▶ [Exercise brief]: Pictures in the entries below are to be left out; otherwise, reproduce exactly the lines from the first through the line containing "s.set_linewidth(1.1)".

-- START --

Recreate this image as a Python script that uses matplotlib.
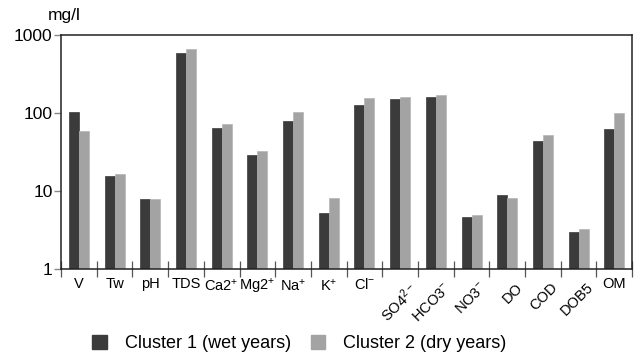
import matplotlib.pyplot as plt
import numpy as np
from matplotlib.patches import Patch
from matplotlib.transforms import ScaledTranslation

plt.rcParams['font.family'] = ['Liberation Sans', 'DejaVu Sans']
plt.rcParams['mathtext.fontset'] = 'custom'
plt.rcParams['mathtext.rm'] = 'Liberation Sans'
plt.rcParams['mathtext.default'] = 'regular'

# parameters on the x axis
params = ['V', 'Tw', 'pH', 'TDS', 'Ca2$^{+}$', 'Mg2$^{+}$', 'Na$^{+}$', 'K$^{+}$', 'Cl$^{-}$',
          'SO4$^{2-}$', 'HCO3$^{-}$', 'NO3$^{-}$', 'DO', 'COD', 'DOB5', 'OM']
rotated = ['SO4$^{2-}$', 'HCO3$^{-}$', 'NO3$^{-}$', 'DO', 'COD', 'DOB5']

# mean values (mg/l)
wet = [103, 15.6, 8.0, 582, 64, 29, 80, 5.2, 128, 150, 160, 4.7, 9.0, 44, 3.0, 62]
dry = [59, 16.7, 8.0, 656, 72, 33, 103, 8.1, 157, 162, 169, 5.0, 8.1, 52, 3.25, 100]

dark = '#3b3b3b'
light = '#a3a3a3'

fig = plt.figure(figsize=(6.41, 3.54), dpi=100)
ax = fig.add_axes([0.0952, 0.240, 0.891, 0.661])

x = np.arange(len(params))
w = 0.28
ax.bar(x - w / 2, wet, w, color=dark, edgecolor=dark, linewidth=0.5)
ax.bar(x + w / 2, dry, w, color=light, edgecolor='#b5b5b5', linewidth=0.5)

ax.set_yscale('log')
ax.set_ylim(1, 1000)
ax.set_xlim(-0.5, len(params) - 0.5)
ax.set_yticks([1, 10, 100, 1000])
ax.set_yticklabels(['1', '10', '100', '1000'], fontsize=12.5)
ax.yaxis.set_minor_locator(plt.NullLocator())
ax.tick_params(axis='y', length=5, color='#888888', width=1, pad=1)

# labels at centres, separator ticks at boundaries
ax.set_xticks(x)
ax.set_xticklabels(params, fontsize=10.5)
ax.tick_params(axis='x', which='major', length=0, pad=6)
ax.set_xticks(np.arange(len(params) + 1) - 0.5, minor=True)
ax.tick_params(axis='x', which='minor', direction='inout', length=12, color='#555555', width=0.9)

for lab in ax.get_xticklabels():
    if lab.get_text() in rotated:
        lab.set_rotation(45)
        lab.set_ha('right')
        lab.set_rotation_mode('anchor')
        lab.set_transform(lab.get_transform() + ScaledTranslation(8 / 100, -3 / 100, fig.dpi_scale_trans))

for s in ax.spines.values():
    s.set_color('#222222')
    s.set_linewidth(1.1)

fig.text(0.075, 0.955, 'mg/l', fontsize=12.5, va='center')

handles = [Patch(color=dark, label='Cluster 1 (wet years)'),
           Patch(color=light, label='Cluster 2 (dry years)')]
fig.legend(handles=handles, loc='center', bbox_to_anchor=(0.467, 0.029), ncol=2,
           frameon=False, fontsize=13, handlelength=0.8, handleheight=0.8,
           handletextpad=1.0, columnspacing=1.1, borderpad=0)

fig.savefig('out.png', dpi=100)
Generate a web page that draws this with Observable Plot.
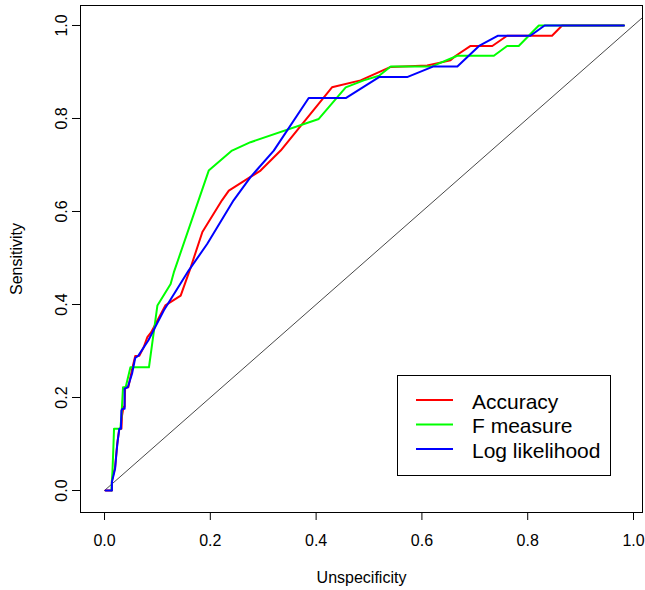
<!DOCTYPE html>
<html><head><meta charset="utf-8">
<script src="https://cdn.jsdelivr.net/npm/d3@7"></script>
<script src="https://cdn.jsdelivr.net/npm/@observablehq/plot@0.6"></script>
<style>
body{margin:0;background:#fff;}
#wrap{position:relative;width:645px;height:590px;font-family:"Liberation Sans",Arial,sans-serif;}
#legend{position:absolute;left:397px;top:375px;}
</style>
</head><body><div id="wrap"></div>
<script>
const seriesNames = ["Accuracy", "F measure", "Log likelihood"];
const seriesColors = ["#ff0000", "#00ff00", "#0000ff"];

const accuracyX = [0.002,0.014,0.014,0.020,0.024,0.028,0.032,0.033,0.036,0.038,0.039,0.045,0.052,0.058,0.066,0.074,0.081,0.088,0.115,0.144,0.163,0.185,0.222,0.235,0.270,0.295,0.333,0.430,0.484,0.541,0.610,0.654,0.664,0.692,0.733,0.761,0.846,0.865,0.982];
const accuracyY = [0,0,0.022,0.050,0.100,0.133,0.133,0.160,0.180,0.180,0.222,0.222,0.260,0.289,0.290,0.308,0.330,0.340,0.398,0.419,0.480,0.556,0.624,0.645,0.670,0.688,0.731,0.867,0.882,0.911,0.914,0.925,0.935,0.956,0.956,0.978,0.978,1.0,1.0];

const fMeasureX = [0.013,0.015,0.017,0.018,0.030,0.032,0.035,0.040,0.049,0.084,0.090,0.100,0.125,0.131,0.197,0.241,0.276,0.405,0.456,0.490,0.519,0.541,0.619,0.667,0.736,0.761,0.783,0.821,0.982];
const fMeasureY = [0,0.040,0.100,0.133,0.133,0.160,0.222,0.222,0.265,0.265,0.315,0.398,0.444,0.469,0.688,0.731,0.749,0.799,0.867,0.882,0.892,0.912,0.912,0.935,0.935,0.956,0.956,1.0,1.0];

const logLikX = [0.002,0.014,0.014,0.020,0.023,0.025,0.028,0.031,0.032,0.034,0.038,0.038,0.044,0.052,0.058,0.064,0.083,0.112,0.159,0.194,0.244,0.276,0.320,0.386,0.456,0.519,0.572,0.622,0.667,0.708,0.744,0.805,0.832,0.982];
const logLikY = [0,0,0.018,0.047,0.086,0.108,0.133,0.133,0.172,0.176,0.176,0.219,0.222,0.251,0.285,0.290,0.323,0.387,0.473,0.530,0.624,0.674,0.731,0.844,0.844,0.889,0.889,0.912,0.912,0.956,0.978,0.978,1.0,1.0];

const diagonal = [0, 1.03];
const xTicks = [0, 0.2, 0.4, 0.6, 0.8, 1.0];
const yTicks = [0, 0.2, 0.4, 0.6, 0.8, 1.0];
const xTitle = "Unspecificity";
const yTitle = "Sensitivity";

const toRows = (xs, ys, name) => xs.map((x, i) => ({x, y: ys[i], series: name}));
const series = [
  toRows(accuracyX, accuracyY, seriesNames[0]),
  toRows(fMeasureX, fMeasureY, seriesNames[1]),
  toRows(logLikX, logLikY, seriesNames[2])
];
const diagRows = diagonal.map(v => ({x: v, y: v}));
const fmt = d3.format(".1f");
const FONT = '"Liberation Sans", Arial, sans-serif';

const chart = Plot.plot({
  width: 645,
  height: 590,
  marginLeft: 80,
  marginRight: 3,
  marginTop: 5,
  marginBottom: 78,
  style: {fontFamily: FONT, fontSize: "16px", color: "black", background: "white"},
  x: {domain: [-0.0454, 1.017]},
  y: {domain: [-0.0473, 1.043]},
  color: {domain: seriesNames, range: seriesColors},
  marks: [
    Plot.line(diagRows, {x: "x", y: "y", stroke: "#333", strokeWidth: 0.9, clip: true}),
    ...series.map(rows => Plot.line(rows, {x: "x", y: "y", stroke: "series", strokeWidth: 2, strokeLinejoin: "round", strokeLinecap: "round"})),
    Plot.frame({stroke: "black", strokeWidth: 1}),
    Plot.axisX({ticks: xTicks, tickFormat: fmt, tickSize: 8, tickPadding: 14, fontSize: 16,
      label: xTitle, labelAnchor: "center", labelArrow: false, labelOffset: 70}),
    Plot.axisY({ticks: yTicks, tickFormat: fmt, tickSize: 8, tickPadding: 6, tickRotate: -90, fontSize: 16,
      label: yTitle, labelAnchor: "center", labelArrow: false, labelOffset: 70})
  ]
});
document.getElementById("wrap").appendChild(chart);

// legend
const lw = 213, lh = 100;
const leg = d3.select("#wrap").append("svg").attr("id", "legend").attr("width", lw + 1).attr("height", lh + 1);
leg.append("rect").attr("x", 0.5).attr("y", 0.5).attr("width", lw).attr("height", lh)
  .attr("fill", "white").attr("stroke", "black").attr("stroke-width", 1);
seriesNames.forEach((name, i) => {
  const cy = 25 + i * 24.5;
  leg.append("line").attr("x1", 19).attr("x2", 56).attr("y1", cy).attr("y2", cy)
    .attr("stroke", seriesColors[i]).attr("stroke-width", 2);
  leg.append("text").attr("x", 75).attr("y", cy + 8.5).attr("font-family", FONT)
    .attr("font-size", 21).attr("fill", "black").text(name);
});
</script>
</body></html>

-- END --

▶ [Final result]:
Recreate this image as a Python script that uses matplotlib.
import matplotlib.pyplot as plt
import numpy as np
from matplotlib.patches import Patch
from matplotlib.transforms import ScaledTranslation

plt.rcParams['font.family'] = ['Liberation Sans', 'DejaVu Sans']
plt.rcParams['mathtext.fontset'] = 'custom'
plt.rcParams['mathtext.rm'] = 'Liberation Sans'
plt.rcParams['mathtext.default'] = 'regular'

# parameters on the x axis
params = ['V', 'Tw', 'pH', 'TDS', 'Ca2$^{+}$', 'Mg2$^{+}$', 'Na$^{+}$', 'K$^{+}$', 'Cl$^{-}$',
          'SO4$^{2-}$', 'HCO3$^{-}$', 'NO3$^{-}$', 'DO', 'COD', 'DOB5', 'OM']
rotated = ['SO4$^{2-}$', 'HCO3$^{-}$', 'NO3$^{-}$', 'DO', 'COD', 'DOB5']

# mean values (mg/l)
wet = [103, 15.6, 8.0, 582, 64, 29, 80, 5.2, 128, 150, 160, 4.7, 9.0, 44, 3.0, 62]
dry = [59, 16.7, 8.0, 656, 72, 33, 103, 8.1, 157, 162, 169, 5.0, 8.1, 52, 3.25, 100]

dark = '#3b3b3b'
light = '#a3a3a3'

fig = plt.figure(figsize=(6.41, 3.54), dpi=100)
ax = fig.add_axes([0.0952, 0.240, 0.891, 0.661])

x = np.arange(len(params))
w = 0.28
ax.bar(x - w / 2, wet, w, color=dark, edgecolor=dark, linewidth=0.5)
ax.bar(x + w / 2, dry, w, color=light, edgecolor='#b5b5b5', linewidth=0.5)

ax.set_yscale('log')
ax.set_ylim(1, 1000)
ax.set_xlim(-0.5, len(params) - 0.5)
ax.set_yticks([1, 10, 100, 1000])
ax.set_yticklabels(['1', '10', '100', '1000'], fontsize=12.5)
ax.yaxis.set_minor_locator(plt.NullLocator())
ax.tick_params(axis='y', length=5, color='#888888', width=1, pad=1)

# labels at centres, separator ticks at boundaries
ax.set_xticks(x)
ax.set_xticklabels(params, fontsize=10.5)
ax.tick_params(axis='x', which='major', length=0, pad=6)
ax.set_xticks(np.arange(len(params) + 1) - 0.5, minor=True)
ax.tick_params(axis='x', which='minor', direction='inout', length=12, color='#555555', width=0.9)

for lab in ax.get_xticklabels():
    if lab.get_text() in rotated:
        lab.set_rotation(45)
        lab.set_ha('right')
        lab.set_rotation_mode('anchor')
        lab.set_transform(lab.get_transform() + ScaledTranslation(8 / 100, -3 / 100, fig.dpi_scale_trans))

for s in ax.spines.values():
    s.set_color('#222222')
    s.set_linewidth(1.1)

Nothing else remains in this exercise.